## Material provided
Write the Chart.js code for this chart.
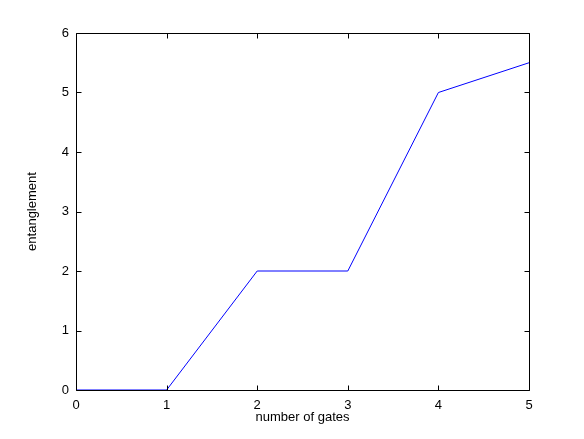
<!DOCTYPE html>
<html><head><meta charset="utf-8">
<script src="https://cdn.jsdelivr.net/npm/chart.js@4"></script>
<style>html,body{margin:0;padding:0;background:#fff}#wrap{width:584px;height:439px}</style>
</head><body><div id="wrap"><canvas id="c" width="584" height="439"></canvas></div>
<script>
const gates = [0, 1, 2, 3, 4, 5];
const entanglement = [0, 0, 2, 2, 5, 5.5];
const xTicks = [0, 1, 2, 3, 4, 5];
const yTicks = [0, 1, 2, 3, 4, 5, 6];

const boxPlugin = {
  id: 'box',
  afterDatasetsDraw(chart) {
    const {ctx, chartArea: a, scales: {x, y}} = chart;
    ctx.save();
    ctx.strokeStyle = '#000';
    ctx.lineWidth = 1;
    ctx.beginPath();
    const L = Math.round(a.left) + 0.5, R = Math.round(a.right) + 0.5;
    const T = Math.round(a.top) + 0.5, B = Math.round(a.bottom) + 0.5;
    ctx.rect(L, T, R - L, B - T);
    const tl = 5;
    xTicks.forEach(v => {
      const px = Math.round(x.getPixelForValue(v)) + 0.5;
      ctx.moveTo(px, B); ctx.lineTo(px, B - tl);
      ctx.moveTo(px, T); ctx.lineTo(px, T + tl);
    });
    yTicks.forEach(v => {
      const py = Math.round(y.getPixelForValue(v)) + 0.5;
      ctx.moveTo(L, py); ctx.lineTo(L + tl, py);
      ctx.moveTo(R, py); ctx.lineTo(R - tl, py);
    });
    ctx.stroke();
    ctx.restore();
  }
};

const font = {family: 'Liberation Sans, Arial, Helvetica, sans-serif', size: 13};

new Chart(document.getElementById('c'), {
  type: 'line',
  data: {
    datasets: [{
      data: gates.map((g, i) => ({x: g, y: entanglement[i]})),
      borderColor: '#0000ff',
      borderWidth: 1,
      pointRadius: 0,
      fill: false,
      tension: 0
    }]
  },
  options: {
    responsive: false,
    animation: false,
    devicePixelRatio: 1,
    plugins: {legend: {display: false}, tooltip: {enabled: false}},
    layout: {padding: {top: 33, right: 55, left: 0, bottom: 0}},
    scales: {
      x: {
        type: 'linear', min: 0, max: 5,
        afterFit(s) { s.height = 49; },
        afterBuildTicks(s) { s.ticks = xTicks.map(v => ({value: v})); },
        grid: {display: false, drawTicks: false},
        border: {display: false},
        ticks: {color: '#000', font, padding: 8, maxRotation: 0},
        title: {display: true, text: 'number of gates', color: '#000', font, padding: {top: 0, bottom: 14}}
      },
      y: {
        type: 'linear', min: 0, max: 6,
        afterFit(s) { s.width = 76; },
        afterBuildTicks(s) { s.ticks = yTicks.map(v => ({value: v})); },
        grid: {display: false, drawTicks: false},
        border: {display: false},
        ticks: {color: '#000', font, padding: 7},
        title: {display: true, text: 'entanglement', color: '#000', font, padding: {top: 25, bottom: 0}}
      }
    }
  },
  plugins: [boxPlugin]
});
</script></body></html>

## Description of the task
Every line of text is to be repeated exactly; pictures are left out.

## Finished exercise
Write the Chart.js code for this chart.
<!DOCTYPE html>
<html><head><meta charset="utf-8">
<script src="https://cdn.jsdelivr.net/npm/chart.js@4"></script>
<style>html,body{margin:0;padding:0;background:#fff}#wrap{width:584px;height:439px}</style>
</head><body><div id="wrap"><canvas id="c" width="584" height="439"></canvas></div>
<script>
const gates = [0, 1, 2, 3, 4, 5];
const entanglement = [0, 0, 2, 2, 5, 5.5];
const xTicks = [0, 1, 2, 3, 4, 5];
const yTicks = [0, 1, 2, 3, 4, 5, 6];

const boxPlugin = {
  id: 'box',
  afterDatasetsDraw(chart) {
    const {ctx, chartArea: a, scales: {x, y}} = chart;
    ctx.save();
    ctx.strokeStyle = '#000';
    ctx.lineWidth = 1;
    ctx.beginPath();
    const L = Math.round(a.left) + 0.5, R = Math.round(a.right) + 0.5;
    const T = Math.round(a.top) + 0.5, B = Math.round(a.bottom) + 0.5;
    ctx.rect(L, T, R - L, B - T);
    const tl = 5;
    xTicks.forEach(v => {
      const px = Math.round(x.getPixelForValue(v)) + 0.5;
      ctx.moveTo(px, B); ctx.lineTo(px, B - tl);
      ctx.moveTo(px, T); ctx.lineTo(px, T + tl);
    });
    yTicks.forEach(v => {
      const py = Math.round(y.getPixelForValue(v)) + 0.5;
      ctx.moveTo(L, py); ctx.lineTo(L + tl, py);
      ctx.moveTo(R, py); ctx.lineTo(R - tl, py);
    });
    ctx.stroke();
    ctx.restore();
  }
};

const font = {family: 'Liberation Sans, Arial, Helvetica, sans-serif', size: 13};

new Chart(document.getElementById('c'), {
  type: 'line',
  data: {
    datasets: [{
      data: gates.map((g, i) => ({x: g, y: entanglement[i]})),
      borderColor: '#0000ff',
      borderWidth: 1,
      pointRadius: 0,
      fill: false,
      tension: 0
    }]
  },
  options: {
    responsive: false,
    animation: false,
    devicePixelRatio: 1,
    plugins: {legend: {display: false}, tooltip: {enabled: false}},
    layout: {padding: {top: 33, right: 55, left: 0, bottom: 0}},
    scales: {
      x: {
        type: 'linear', min: 0, max: 5,
        afterFit(s) { s.height = 49; },
        afterBuildTicks(s) { s.ticks = xTicks.map(v => ({value: v})); },
        grid: {display: false, drawTicks: false},
        border: {display: false},
        ticks: {color: '#000', font, padding: 8, maxRotation: 0},
        title: {display: true, text: 'number of gates', color: '#000', font, padding: {top: 0, bottom: 14}}
      },
      y: {
        type: 'linear', min: 0, max: 6,
        afterFit(s) { s.width = 76; },
        afterBuildTicks(s) { s.ticks = yTicks.map(v => ({value: v})); },
        grid: {display: false, drawTicks: false},
        border: {display: false},
        ticks: {color: '#000', font, padding: 7},
        title: {display: true, text: 'entanglement', color: '#000', font, padding: {top: 25, bottom: 0}}
      }
    }
  },
  plugins: [boxPlugin]
});
</script></body></html>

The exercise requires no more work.